Apple’s approach to marketing and sales reflects its chosen competitive advantage: highlighting value. As SeedX Inc Founder Jacqueline Basulto points out, Apple reflects its perceived value not only in the cost of its products but also in its advertising.
“The same applies to their advertising strategy. They want to deliver the best and ads possible or to engage with the most relevant influencers.”
Most products sold by Apple are initially covered by a 1-year warranty and 90 days of support from staff. Customers can book appointments for technical repairs or general product assistance.
They also staff their stores with trained Apple technicians who offer guided, interacted demos to customers. Allowing store visitors to engage with products, in turn, helps encourage them to buy.

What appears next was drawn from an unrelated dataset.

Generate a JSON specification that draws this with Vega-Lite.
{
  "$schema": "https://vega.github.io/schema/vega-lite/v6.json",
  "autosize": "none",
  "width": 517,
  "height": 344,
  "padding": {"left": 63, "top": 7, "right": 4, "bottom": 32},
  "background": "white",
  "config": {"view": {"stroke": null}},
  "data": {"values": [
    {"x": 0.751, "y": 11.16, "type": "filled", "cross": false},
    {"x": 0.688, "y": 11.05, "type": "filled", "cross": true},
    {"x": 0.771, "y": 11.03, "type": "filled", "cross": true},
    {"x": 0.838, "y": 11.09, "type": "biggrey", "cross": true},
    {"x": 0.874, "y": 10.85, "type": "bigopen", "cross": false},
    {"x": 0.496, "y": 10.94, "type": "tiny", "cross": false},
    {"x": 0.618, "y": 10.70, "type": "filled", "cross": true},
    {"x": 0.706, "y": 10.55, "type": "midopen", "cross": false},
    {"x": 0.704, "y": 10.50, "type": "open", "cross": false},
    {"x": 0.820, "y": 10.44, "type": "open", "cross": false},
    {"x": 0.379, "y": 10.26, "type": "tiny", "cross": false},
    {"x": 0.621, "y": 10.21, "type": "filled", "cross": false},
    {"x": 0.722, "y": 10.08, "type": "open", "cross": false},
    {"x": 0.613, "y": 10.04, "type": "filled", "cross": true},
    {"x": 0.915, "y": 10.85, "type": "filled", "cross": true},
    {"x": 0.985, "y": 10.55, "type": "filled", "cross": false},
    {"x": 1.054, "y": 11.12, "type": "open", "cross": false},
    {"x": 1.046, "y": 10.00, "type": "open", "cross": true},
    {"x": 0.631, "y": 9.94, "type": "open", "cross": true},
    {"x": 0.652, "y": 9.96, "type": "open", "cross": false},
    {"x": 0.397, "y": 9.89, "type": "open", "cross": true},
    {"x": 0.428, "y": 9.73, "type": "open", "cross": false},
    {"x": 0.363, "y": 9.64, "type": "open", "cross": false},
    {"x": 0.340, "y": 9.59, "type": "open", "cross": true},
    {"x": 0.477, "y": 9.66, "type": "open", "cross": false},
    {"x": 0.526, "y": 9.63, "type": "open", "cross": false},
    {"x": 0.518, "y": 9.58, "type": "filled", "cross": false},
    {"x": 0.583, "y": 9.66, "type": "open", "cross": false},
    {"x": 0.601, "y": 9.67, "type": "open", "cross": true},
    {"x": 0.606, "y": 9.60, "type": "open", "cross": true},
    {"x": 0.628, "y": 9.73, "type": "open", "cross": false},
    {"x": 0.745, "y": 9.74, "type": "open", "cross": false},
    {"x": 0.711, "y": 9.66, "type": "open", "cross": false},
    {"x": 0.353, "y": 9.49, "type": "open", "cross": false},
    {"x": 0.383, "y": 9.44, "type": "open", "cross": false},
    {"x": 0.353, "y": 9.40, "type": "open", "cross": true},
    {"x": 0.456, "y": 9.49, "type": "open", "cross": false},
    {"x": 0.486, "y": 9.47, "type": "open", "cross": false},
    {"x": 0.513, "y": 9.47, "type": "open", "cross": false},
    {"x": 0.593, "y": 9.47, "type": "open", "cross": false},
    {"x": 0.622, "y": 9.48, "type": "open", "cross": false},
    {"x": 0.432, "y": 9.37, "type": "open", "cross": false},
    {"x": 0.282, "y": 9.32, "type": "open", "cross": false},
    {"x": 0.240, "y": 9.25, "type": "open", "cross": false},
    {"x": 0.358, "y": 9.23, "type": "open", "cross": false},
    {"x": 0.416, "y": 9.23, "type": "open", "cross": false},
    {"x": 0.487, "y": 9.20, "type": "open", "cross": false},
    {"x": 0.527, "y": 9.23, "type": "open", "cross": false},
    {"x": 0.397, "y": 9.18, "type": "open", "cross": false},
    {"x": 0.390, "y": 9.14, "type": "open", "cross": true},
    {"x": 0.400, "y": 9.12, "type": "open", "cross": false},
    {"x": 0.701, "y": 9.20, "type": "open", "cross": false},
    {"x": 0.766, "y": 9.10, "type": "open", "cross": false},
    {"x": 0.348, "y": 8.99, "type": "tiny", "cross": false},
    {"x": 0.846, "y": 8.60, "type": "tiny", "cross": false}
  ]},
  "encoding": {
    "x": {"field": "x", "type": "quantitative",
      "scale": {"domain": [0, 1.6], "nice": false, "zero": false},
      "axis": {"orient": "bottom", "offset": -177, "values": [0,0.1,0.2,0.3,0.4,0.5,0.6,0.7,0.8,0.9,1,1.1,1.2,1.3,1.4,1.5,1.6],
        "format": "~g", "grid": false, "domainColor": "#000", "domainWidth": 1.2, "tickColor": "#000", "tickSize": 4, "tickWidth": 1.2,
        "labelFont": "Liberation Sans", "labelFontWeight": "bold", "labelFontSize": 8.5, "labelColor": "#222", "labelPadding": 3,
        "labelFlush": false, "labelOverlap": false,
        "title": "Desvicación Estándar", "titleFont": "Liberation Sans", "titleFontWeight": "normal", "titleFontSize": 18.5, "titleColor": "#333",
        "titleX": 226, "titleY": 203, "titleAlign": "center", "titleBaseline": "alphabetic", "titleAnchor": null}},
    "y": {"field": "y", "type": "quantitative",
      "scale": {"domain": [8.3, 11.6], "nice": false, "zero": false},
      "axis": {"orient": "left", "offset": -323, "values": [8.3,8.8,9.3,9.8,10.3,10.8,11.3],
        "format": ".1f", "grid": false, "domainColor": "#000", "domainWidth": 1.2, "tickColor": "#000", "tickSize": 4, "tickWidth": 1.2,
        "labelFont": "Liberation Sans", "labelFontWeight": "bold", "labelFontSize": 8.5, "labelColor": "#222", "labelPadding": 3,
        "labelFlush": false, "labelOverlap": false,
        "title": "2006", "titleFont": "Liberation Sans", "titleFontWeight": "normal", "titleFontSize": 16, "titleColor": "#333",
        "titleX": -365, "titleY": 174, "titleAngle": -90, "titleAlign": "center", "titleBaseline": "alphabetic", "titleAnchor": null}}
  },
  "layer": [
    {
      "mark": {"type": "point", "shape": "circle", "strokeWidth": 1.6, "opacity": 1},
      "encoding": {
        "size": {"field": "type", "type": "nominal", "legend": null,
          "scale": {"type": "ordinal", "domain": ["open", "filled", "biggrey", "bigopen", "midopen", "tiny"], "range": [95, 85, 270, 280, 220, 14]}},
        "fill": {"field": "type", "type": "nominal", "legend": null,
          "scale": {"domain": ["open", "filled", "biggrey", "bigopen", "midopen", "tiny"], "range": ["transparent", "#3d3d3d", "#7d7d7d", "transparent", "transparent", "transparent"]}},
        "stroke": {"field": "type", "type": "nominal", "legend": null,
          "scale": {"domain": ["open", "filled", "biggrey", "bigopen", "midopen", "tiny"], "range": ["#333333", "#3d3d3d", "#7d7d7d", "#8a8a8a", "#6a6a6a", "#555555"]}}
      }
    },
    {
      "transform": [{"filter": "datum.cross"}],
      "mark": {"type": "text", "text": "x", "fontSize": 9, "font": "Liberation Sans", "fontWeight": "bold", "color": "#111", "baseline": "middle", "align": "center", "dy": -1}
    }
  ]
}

Apple’s Support Activities
Research and development:
Apple invests heavily in research and development. In 2019 alone, more than $16 billion was pumped into its R&D program to continue research into products that can maintain Apple’s competitive advantage. The investment pays off: in 2020, the company is releasing seven new or refreshed products onto the market.
Human Resource Management:
Apple was crowned the most admired company for HR in 2019, reflecting its reputation on hiring and paying well. The company is known for recruiting top candidates and even poaching talent from other companies to get the best people working for them.
Conducting a value chain analysis is one of the most powerful processes a business can undertake.
The detail involved in the analysis can uncover where your company spends its money, how well your operations are working and how you can outmaneuver your competitors. In fact, without a detailed value chain analysis, it’s impossible to see where you can lower costs and how to decide what competitive advantage will work best for your product.
At the same time, a value chain analysis is invaluable in identifying wasteful activities in your product production. By sizing up your competitors and tightening up your development process, you can take steps to add value to your product and ultimately—your bottom line.